In preparation for leading a student disciple now weekend that dealt with how our faith sees us through the hard times, I sat down with some of my old journals for a little trip down memory lane. Yes, some of it made me cringe, some entries elicited giggles, and some entries stopped me in my tracks. You see, it was in junior high when I first began to write about my calling “to be a pastor’s wife.” At the time, this was all the vocabulary I had to express God’s call on my life. It wasn’t until much, much later that I would begin to have the language and worldview necessary to see this for what it was: my earliest inklings of a call to vocational ministry.
In a twist of irony, I actually AM a pastor’s wife. But simultaneously, I am a pastor. Since my middle school ramblings about calling, I have grown up, gone to college and seminary, spread my ministerial wings, been ordained, and preach/teach at various ministry events. This past Sunday, I was given the honor of being the Martha Stearns Marshall preacher for my newest faith community, First Baptist Church of Middlesboro, Kentucky. A beautifully intentional faith community nestled into a crater in Appalachian Kentucky. The lectionary text for last Sunday was about the worst I could have picked . . . the Sermon on the Mount section about adultery, divorce, cutting off sinful appendages, and the fires of hell. Not exactly inspirational. That is, until I really dug into this text and realized that Jesus’ formula here was intended to paint a wide picture of what the realm of God could and should look like: a place where the bearers of said Kingdom are those of integrity, who honor their commitments, who value truth and compassion, and who seek reconciliation above retribution.

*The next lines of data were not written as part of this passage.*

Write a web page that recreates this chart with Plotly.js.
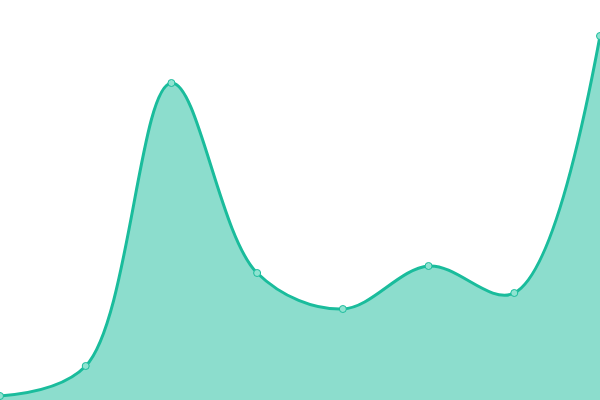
<!DOCTYPE html>
<html>
<head>
<meta charset="utf-8">
<script src="https://cdn.plot.ly/plotly-3.0.1.min.js"></script>
<style>
  html, body { margin: 0; padding: 0; background: #ffffff; }
  #chart { width: 600px; height: 400px; }
</style>
</head>
<body>
<div id="chart"></div>
<script>
  // data
  const steps = [0, 1, 2, 3, 4, 5, 6, 7]
  const values = [4, 34, 317, 127, 91, 134, 107, 364]

  const trace = {
    x: steps,
    y: values,
    type: 'scatter',
    mode: 'lines+markers',
    fill: 'tozeroy',
    fillcolor: 'rgba(26, 188, 156, 0.5)',
    line: { color: '#1abc9c', width: 3, shape: 'spline', smoothing: 1 },
    marker: {
      size: 7,
      color: '#8fe3d1',
      line: { color: '#1abc9c', width: 1 }
    },
    cliponaxis: false,
    hoverinfo: 'none'
  }

  const layout = {
    width: 600,
    height: 400,
    margin: { l: 0, r: 0, t: 0, b: 0 },
    xaxis: { range: [0, 7], visible: false, fixedrange: true },
    yaxis: { range: [0, 400], visible: false, fixedrange: true },
    showlegend: false,
    plot_bgcolor: '#ffffff',
    paper_bgcolor: '#ffffff'
  }

  Plotly.newPlot('chart', [trace], layout, { displayModeBar: false, staticPlot: true })
</script>
</body>
</html>
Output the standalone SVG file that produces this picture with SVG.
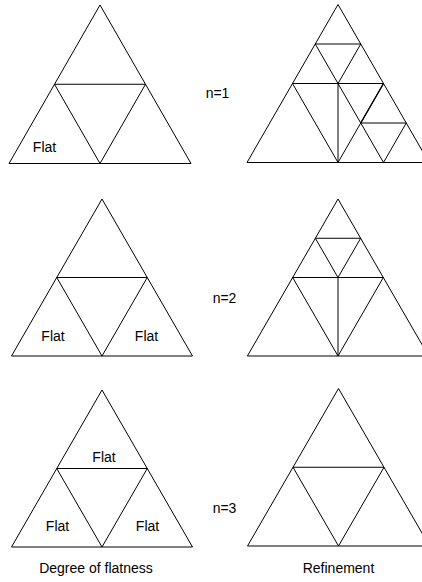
<svg xmlns="http://www.w3.org/2000/svg" width="422" height="582" viewBox="0 0 422 582">
<style>
.l{fill:none;stroke:#000;stroke-width:1;stroke-linejoin:miter}
.b{fill:none;stroke:#000;stroke-width:1.4}
text{font-family:"Liberation Sans",Arial,sans-serif;font-size:14px;fill:#000;text-anchor:middle}
</style>
<rect width="422" height="582" fill="#fff"/>
<g id="flat-n1">
<path class="l" d="M100,5 L9,163.5 L191,163.5 Z M54.5,84.25 L145.5,84.25 L100,163.5 Z"/>
<text x="44.5" y="152">Flat</text>
</g>
<g id="refine-n1">
<path class="l" d="M338,4.5 L247,162.5 L429,162.5 Z M292.5,83.5 L383.5,83.5 L338,162.5 Z M315.25,44 L360.75,44 L338,83.5 Z M338,83.5 L338,162.5 M338,83.5 L383.5,162.5 M360.75,123 L406.25,123 L383.5,162.5"/>
<path class="b" d="M383.5,83.5 L360.75,123"/>
</g>
<g id="label-n1"><text x="217.5" y="98">n=1</text></g>
<g id="flat-n2">
<path class="l" d="M102,199 L11.5,356 L192.5,356 Z M56.75,277.5 L147.25,277.5 L102,356 Z"/>
<text x="53" y="340.5">Flat</text>
<text x="146.5" y="340.5">Flat</text>
</g>
<g id="refine-n2">
<path class="l" d="M338,199 L247.4,356 L428.6,356 Z M292.7,277.5 L383.3,277.5 L338,356 Z M315.35,238.25 L360.65,238.25 L338,277.5 Z M338,277.5 L338,356"/>
</g>
<g id="label-n2"><text x="224.5" y="303">n=2</text></g>
<g id="flat-n3">
<path class="l" d="M102,390 L11.5,547 L192.5,547 Z M56.75,468.5 L147.25,468.5 L102,547 Z"/>
<text x="104" y="461.5">Flat</text>
<text x="57.5" y="530.5">Flat</text>
<text x="147.5" y="530.5">Flat</text>
</g>
<g id="refine-n3">
<path class="l" d="M338.5,388.5 L247.5,546 L429.5,546 Z M293,467.25 L384,467.25 L338.5,546 Z"/>
</g>
<g id="label-n3"><text x="224.5" y="513">n=3</text></g>
<g id="captions">
<text x="96" y="573">Degree of flatness</text>
<text x="338.5" y="573">Refinement</text>
</g>
<g id="connectors"/>
</svg>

And yet, these are but a few of the passages of scripture that are still misinterpreted in our day. And they are not alone. Far too many Christians choose portions of scripture to interpret “literally” whilst creatively bending other passages. 1 Timothy and Titus come to mind as a few used to “keep women in their rightful place.” As someone who has felt the sting of exclusion based on literal interpretations, it was a breath of fresh air this week to grapple with these texts. Jesus came not to abolish “the law,” but to put into place the overarching law of love. And this is hard for those who love the law to deal with. But time and time again, Jesus valued the intent behind the law over the literal letter of it. And what was the intent? To bring about the realm of God in which all of God’s children are afforded love, justice, reconciliation, and a place to belong.
Martha Stearns Marshall matters to me because it is the legacy of some faithful disciples who decided to value the law of love over the historic love of the law. It matters to me because it widens the Kingdom of God to include all of God’s children. And it matters to me because time and time again, I have been blessed by congregations who choose to walk in that legacy . . . because they follow Christ’s legacy. Congregations who repeatedly open their hearts, their arms, their doors, their baptisteries, and even their pulpits and say, “Who is welcome here? YOU. All of you, because you are all children of God.”
Kristy Bay is a minister, pastor’s wife, writer, musician, and friend to teeangers. She and her husband, Zach, live in Middlesboro, Kentucky.